» What to do
Reproduce all of the listing below without alteration.
╭─ Source data
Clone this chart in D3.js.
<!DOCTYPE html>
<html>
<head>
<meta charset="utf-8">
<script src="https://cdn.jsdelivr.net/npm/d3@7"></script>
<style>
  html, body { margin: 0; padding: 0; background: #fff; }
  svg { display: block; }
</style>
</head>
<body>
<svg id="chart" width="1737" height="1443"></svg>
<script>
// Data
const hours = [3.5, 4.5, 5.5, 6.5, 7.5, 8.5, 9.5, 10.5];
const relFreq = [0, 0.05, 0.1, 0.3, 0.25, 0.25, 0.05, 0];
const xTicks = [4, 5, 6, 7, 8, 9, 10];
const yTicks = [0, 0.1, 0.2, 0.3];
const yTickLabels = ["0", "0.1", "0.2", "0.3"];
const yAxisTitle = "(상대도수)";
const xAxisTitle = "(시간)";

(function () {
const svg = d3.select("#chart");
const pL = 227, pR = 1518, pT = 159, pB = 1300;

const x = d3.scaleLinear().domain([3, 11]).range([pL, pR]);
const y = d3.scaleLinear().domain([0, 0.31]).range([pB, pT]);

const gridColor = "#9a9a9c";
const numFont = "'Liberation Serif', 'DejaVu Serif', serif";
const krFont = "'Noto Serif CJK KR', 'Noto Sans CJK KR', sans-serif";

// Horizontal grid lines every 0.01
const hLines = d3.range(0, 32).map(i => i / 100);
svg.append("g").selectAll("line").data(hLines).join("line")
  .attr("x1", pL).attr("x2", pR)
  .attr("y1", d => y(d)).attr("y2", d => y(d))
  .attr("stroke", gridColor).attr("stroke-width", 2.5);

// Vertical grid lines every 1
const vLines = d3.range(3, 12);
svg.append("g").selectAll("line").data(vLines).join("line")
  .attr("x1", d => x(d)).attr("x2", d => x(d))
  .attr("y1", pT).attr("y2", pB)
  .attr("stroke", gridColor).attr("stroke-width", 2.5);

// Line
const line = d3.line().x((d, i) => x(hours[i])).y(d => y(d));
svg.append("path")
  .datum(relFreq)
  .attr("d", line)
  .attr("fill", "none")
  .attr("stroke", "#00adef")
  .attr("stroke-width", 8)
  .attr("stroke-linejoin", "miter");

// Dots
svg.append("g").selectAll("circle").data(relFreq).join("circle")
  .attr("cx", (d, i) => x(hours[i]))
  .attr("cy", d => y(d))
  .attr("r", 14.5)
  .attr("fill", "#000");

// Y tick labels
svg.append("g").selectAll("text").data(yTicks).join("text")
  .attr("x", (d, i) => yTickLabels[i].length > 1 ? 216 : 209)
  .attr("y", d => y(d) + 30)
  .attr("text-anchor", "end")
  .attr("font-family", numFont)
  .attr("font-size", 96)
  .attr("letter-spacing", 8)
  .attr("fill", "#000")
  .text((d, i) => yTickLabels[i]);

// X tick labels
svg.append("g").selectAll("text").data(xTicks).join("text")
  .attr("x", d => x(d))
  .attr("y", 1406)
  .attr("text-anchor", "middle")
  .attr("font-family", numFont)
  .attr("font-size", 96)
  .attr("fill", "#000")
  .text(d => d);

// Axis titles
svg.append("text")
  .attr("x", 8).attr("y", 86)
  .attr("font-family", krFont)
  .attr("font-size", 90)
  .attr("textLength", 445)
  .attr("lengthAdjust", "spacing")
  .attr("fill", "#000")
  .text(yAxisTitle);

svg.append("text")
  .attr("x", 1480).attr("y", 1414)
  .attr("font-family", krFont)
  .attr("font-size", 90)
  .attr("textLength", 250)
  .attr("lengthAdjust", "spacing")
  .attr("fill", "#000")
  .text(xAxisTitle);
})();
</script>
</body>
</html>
╰─
» Right answer
Clone this chart in D3.js.
<!DOCTYPE html>
<html>
<head>
<meta charset="utf-8">
<script src="https://cdn.jsdelivr.net/npm/d3@7"></script>
<style>
  html, body { margin: 0; padding: 0; background: #fff; }
  svg { display: block; }
</style>
</head>
<body>
<svg id="chart" width="1737" height="1443"></svg>
<script>
// Data
const hours = [3.5, 4.5, 5.5, 6.5, 7.5, 8.5, 9.5, 10.5];
const relFreq = [0, 0.05, 0.1, 0.3, 0.25, 0.25, 0.05, 0];
const xTicks = [4, 5, 6, 7, 8, 9, 10];
const yTicks = [0, 0.1, 0.2, 0.3];
const yTickLabels = ["0", "0.1", "0.2", "0.3"];
const yAxisTitle = "(상대도수)";
const xAxisTitle = "(시간)";

(function () {
const svg = d3.select("#chart");
const pL = 227, pR = 1518, pT = 159, pB = 1300;

const x = d3.scaleLinear().domain([3, 11]).range([pL, pR]);
const y = d3.scaleLinear().domain([0, 0.31]).range([pB, pT]);

const gridColor = "#9a9a9c";
const numFont = "'Liberation Serif', 'DejaVu Serif', serif";
const krFont = "'Noto Serif CJK KR', 'Noto Sans CJK KR', sans-serif";

// Horizontal grid lines every 0.01
const hLines = d3.range(0, 32).map(i => i / 100);
svg.append("g").selectAll("line").data(hLines).join("line")
  .attr("x1", pL).attr("x2", pR)
  .attr("y1", d => y(d)).attr("y2", d => y(d))
  .attr("stroke", gridColor).attr("stroke-width", 2.5);

// Vertical grid lines every 1
const vLines = d3.range(3, 12);
svg.append("g").selectAll("line").data(vLines).join("line")
  .attr("x1", d => x(d)).attr("x2", d => x(d))
  .attr("y1", pT).attr("y2", pB)
  .attr("stroke", gridColor).attr("stroke-width", 2.5);

// Line
const line = d3.line().x((d, i) => x(hours[i])).y(d => y(d));
svg.append("path")
  .datum(relFreq)
  .attr("d", line)
  .attr("fill", "none")
  .attr("stroke", "#00adef")
  .attr("stroke-width", 8)
  .attr("stroke-linejoin", "miter");

// Dots
svg.append("g").selectAll("circle").data(relFreq).join("circle")
  .attr("cx", (d, i) => x(hours[i]))
  .attr("cy", d => y(d))
  .attr("r", 14.5)
  .attr("fill", "#000");

// Y tick labels
svg.append("g").selectAll("text").data(yTicks).join("text")
  .attr("x", (d, i) => yTickLabels[i].length > 1 ? 216 : 209)
  .attr("y", d => y(d) + 30)
  .attr("text-anchor", "end")
  .attr("font-family", numFont)
  .attr("font-size", 96)
  .attr("letter-spacing", 8)
  .attr("fill", "#000")
  .text((d, i) => yTickLabels[i]);

// X tick labels
svg.append("g").selectAll("text").data(xTicks).join("text")
  .attr("x", d => x(d))
  .attr("y", 1406)
  .attr("text-anchor", "middle")
  .attr("font-family", numFont)
  .attr("font-size", 96)
  .attr("fill", "#000")
  .text(d => d);

// Axis titles
svg.append("text")
  .attr("x", 8).attr("y", 86)
  .attr("font-family", krFont)
  .attr("font-size", 90)
  .attr("textLength", 445)
  .attr("lengthAdjust", "spacing")
  .attr("fill", "#000")
  .text(yAxisTitle);

svg.append("text")
  .attr("x", 1480).attr("y", 1414)
  .attr("font-family", krFont)
  .attr("font-size", 90)
  .attr("textLength", 250)
  .attr("lengthAdjust", "spacing")
  .attr("fill", "#000")
  .text(xAxisTitle);
})();
</script>
</body>
</html>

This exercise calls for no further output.